Provided material:
┌──

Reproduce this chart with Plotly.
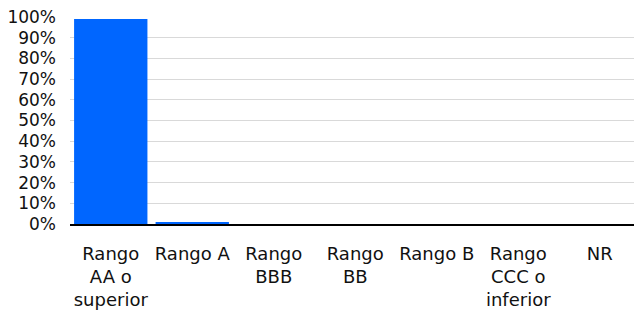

└──
┌──

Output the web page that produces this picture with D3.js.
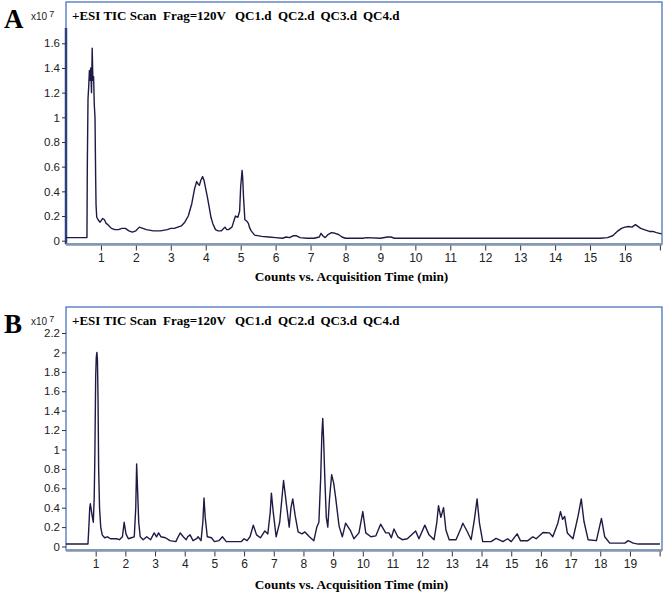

└──
┌──

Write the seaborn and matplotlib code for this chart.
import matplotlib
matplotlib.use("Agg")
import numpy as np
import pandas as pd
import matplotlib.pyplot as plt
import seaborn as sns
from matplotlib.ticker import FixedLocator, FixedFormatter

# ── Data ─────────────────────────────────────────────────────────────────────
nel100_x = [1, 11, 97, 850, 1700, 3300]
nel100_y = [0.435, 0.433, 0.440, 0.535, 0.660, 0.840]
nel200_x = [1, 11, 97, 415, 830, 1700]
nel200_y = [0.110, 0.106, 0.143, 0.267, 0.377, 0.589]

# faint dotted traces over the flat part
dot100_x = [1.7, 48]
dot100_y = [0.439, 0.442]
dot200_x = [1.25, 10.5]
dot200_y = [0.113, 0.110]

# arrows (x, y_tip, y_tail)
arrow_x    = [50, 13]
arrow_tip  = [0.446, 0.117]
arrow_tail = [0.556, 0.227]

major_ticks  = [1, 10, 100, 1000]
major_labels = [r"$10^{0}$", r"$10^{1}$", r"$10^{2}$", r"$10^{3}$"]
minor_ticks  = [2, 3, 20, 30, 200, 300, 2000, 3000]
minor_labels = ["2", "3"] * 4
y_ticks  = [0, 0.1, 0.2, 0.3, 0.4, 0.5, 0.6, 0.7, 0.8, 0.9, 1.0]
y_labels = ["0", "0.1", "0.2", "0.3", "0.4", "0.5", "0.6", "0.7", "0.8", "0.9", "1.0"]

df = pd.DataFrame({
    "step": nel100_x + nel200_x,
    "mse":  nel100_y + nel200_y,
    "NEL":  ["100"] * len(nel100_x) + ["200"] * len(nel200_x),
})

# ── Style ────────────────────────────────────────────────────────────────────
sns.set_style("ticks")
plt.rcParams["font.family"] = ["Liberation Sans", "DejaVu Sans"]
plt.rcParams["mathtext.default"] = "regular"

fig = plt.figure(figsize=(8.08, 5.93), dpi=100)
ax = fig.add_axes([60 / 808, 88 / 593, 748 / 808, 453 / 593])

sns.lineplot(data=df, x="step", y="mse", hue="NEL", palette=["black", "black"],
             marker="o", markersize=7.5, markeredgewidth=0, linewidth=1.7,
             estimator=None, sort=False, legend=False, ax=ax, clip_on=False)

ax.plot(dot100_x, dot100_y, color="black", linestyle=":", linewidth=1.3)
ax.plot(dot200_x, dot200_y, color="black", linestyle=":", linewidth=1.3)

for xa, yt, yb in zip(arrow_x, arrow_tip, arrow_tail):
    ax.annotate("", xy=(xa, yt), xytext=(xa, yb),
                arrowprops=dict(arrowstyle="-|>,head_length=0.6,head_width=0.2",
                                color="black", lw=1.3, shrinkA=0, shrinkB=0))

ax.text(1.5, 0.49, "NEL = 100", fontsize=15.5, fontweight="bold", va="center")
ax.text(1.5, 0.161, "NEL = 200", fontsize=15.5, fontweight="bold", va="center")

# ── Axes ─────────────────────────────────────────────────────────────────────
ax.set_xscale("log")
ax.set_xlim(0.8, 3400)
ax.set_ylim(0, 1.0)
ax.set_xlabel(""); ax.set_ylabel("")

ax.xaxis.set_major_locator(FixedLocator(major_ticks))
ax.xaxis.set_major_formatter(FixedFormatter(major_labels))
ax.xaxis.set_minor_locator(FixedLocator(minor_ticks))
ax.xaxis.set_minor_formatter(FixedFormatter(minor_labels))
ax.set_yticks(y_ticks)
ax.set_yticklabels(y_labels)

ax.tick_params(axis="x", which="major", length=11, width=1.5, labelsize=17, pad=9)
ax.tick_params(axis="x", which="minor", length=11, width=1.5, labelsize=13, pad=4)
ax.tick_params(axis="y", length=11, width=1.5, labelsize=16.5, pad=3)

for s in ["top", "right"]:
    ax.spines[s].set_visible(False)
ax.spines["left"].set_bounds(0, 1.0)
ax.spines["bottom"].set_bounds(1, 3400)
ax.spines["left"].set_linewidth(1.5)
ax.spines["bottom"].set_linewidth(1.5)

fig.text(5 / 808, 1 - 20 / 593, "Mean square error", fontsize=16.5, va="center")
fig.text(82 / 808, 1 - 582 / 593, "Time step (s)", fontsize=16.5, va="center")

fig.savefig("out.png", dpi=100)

└──

Using the data above, reproduce exactly the lines from the line that contains "Write the seaborn" through the line that contains "nel200_y = [0.110, 0.106, 0.143, 0.267, 0.377, 0.589]", including both.

Write the seaborn and matplotlib code for this chart.
import matplotlib
matplotlib.use("Agg")
import numpy as np
import pandas as pd
import matplotlib.pyplot as plt
import seaborn as sns
from matplotlib.ticker import FixedLocator, FixedFormatter

# ── Data ─────────────────────────────────────────────────────────────────────
nel100_x = [1, 11, 97, 850, 1700, 3300]
nel100_y = [0.435, 0.433, 0.440, 0.535, 0.660, 0.840]
nel200_x = [1, 11, 97, 415, 830, 1700]
nel200_y = [0.110, 0.106, 0.143, 0.267, 0.377, 0.589]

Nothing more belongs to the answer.